*** Data listing ***

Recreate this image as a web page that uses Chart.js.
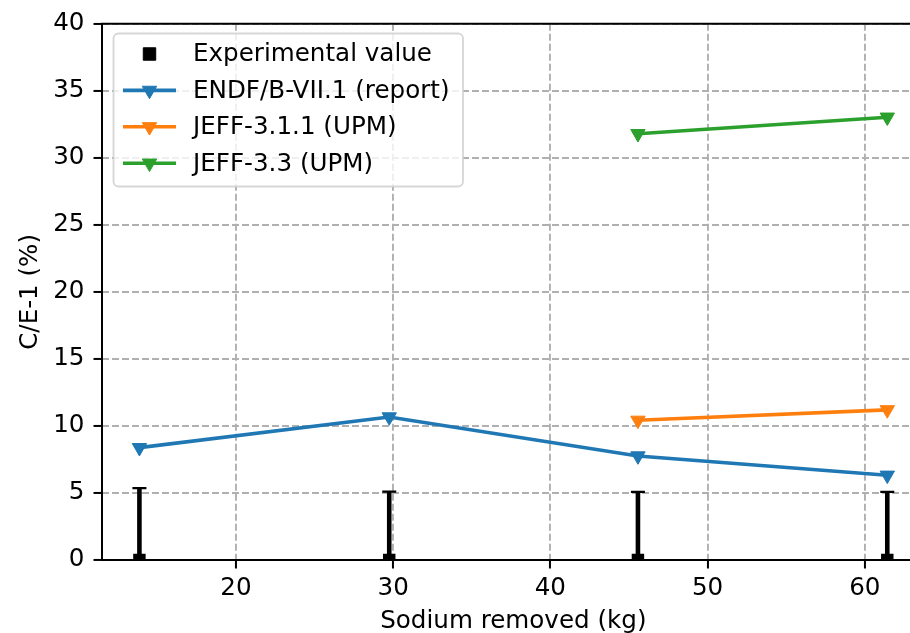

***
*** Data listing ***

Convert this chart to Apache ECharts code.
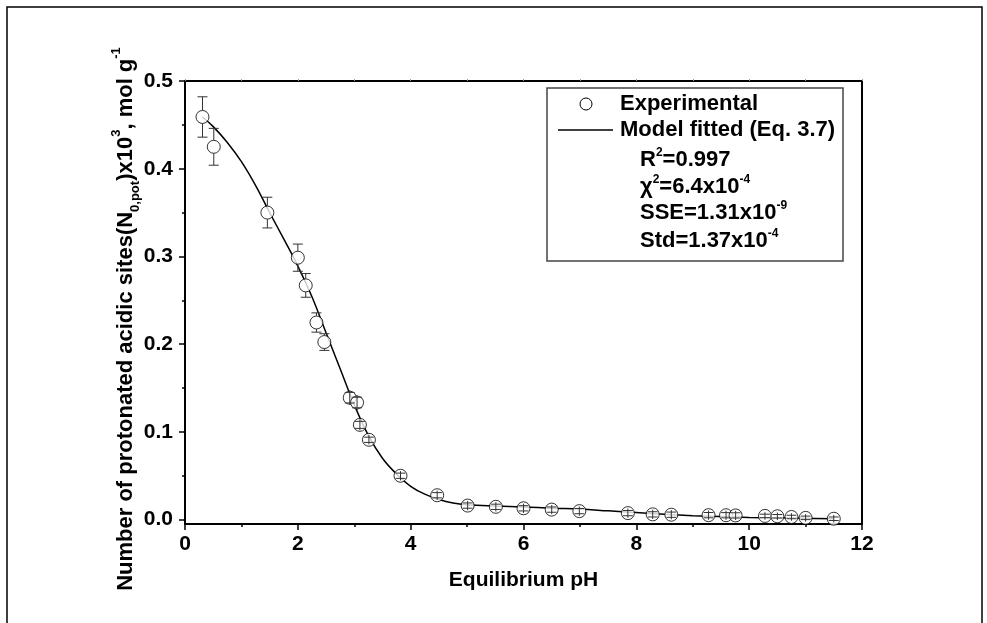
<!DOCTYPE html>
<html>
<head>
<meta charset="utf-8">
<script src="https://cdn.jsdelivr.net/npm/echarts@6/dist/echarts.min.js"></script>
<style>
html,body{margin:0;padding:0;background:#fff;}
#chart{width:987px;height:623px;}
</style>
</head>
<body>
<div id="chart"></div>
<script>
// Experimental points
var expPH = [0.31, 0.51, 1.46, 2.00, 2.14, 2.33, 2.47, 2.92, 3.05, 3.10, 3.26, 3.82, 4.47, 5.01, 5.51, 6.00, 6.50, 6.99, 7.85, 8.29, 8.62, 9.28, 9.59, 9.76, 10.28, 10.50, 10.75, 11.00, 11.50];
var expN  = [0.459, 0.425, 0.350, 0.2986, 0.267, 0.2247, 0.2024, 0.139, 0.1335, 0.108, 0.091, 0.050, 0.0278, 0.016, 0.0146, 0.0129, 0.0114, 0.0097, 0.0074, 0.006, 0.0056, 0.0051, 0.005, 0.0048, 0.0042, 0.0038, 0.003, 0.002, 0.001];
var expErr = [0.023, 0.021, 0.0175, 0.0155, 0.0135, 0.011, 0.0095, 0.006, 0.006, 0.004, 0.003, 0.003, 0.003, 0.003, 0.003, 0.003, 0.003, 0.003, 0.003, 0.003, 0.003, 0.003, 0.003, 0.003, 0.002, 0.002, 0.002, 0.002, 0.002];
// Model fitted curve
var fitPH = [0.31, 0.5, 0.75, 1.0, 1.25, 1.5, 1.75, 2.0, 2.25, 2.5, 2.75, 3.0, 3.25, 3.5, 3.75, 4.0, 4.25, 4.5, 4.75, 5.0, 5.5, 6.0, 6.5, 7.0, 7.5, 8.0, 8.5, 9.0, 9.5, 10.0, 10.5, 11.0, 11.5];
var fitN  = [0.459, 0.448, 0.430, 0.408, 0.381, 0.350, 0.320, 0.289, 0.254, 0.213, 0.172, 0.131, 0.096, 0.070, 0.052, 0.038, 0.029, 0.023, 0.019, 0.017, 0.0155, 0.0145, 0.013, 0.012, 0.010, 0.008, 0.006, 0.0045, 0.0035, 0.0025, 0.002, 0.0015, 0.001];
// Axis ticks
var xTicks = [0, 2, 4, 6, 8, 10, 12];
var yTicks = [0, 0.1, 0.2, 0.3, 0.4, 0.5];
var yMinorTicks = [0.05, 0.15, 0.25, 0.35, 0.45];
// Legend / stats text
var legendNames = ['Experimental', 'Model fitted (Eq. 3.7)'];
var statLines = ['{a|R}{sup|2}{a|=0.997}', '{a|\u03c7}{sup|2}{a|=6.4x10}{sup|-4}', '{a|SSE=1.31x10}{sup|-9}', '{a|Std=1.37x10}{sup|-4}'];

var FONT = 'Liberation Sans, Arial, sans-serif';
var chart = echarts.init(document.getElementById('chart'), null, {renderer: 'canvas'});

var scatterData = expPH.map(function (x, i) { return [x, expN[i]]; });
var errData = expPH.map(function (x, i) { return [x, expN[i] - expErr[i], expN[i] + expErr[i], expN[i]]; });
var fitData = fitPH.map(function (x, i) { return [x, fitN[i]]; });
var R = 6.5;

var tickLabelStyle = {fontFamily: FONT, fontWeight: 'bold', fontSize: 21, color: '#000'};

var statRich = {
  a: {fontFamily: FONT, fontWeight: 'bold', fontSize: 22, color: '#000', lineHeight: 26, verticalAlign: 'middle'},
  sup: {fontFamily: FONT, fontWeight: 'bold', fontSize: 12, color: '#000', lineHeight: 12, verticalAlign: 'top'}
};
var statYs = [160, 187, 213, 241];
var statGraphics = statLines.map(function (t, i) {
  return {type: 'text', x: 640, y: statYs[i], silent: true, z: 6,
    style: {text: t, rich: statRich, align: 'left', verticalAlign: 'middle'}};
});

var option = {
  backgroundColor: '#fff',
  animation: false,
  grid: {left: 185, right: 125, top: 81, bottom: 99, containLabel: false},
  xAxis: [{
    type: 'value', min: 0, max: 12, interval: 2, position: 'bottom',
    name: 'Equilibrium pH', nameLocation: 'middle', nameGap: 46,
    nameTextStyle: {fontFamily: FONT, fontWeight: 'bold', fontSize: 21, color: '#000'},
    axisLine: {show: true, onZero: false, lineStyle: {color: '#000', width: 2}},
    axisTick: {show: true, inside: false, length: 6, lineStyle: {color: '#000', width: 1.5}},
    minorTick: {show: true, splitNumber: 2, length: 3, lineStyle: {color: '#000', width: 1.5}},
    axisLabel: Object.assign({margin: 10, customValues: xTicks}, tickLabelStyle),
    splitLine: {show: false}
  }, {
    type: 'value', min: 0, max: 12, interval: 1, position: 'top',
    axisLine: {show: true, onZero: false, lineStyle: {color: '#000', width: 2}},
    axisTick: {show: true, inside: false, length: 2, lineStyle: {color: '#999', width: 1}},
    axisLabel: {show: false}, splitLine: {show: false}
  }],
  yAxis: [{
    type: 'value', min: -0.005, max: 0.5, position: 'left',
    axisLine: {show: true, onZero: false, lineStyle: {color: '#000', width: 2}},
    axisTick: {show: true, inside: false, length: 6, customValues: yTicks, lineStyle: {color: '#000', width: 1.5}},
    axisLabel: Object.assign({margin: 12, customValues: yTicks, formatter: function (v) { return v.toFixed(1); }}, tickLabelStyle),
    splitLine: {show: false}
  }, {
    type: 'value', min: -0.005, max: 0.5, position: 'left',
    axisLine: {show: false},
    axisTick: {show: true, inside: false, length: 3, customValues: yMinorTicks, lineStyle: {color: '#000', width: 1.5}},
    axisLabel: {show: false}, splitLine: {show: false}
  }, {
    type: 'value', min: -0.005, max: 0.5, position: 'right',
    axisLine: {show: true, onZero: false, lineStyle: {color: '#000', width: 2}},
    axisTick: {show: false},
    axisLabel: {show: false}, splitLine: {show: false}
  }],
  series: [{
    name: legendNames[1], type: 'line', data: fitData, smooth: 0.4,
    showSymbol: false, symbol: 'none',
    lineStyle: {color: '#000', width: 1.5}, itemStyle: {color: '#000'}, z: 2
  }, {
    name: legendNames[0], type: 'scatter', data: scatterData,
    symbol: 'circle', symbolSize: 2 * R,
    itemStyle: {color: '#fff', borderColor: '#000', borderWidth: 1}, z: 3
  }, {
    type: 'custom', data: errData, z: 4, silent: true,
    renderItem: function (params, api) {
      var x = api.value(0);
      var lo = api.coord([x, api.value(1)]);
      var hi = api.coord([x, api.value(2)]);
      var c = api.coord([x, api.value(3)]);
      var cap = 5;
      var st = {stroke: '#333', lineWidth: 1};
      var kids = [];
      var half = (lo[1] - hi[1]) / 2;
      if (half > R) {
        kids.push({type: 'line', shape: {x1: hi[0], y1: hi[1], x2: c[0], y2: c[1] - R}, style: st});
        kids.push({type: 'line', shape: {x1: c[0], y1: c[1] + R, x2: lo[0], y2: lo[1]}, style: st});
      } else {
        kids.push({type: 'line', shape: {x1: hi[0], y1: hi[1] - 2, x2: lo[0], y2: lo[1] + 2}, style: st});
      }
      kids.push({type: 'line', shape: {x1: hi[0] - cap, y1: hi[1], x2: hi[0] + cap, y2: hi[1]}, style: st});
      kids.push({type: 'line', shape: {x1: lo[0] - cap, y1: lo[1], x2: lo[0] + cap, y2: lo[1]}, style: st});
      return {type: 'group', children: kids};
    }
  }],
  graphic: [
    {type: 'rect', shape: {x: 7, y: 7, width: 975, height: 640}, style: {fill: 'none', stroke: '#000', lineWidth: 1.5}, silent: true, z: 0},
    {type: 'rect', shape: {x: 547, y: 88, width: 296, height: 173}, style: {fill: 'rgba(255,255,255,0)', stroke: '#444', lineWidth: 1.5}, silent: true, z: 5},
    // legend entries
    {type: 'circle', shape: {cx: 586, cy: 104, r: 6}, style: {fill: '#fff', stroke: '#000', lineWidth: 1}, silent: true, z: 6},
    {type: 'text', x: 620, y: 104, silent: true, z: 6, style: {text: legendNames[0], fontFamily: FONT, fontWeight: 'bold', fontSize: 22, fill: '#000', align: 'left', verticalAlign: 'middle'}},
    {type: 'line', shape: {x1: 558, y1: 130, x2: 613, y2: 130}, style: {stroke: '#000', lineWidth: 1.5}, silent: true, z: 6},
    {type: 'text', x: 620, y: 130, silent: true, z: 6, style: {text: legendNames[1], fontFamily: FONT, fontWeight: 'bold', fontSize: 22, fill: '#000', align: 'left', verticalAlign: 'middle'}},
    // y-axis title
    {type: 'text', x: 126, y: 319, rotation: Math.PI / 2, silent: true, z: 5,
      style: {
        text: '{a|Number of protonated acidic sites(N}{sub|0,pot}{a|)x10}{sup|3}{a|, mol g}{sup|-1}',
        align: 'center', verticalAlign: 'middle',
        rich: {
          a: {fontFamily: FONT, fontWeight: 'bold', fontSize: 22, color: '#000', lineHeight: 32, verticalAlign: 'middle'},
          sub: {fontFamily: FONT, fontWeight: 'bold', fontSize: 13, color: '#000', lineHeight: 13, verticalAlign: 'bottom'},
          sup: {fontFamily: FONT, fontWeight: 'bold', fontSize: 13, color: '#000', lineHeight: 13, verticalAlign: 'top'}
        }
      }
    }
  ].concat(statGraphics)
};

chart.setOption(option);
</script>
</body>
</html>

***

Copy all lines above containing the string "this".

Recreate this image as a web page that uses Chart.js.
Convert this chart to Apache ECharts code.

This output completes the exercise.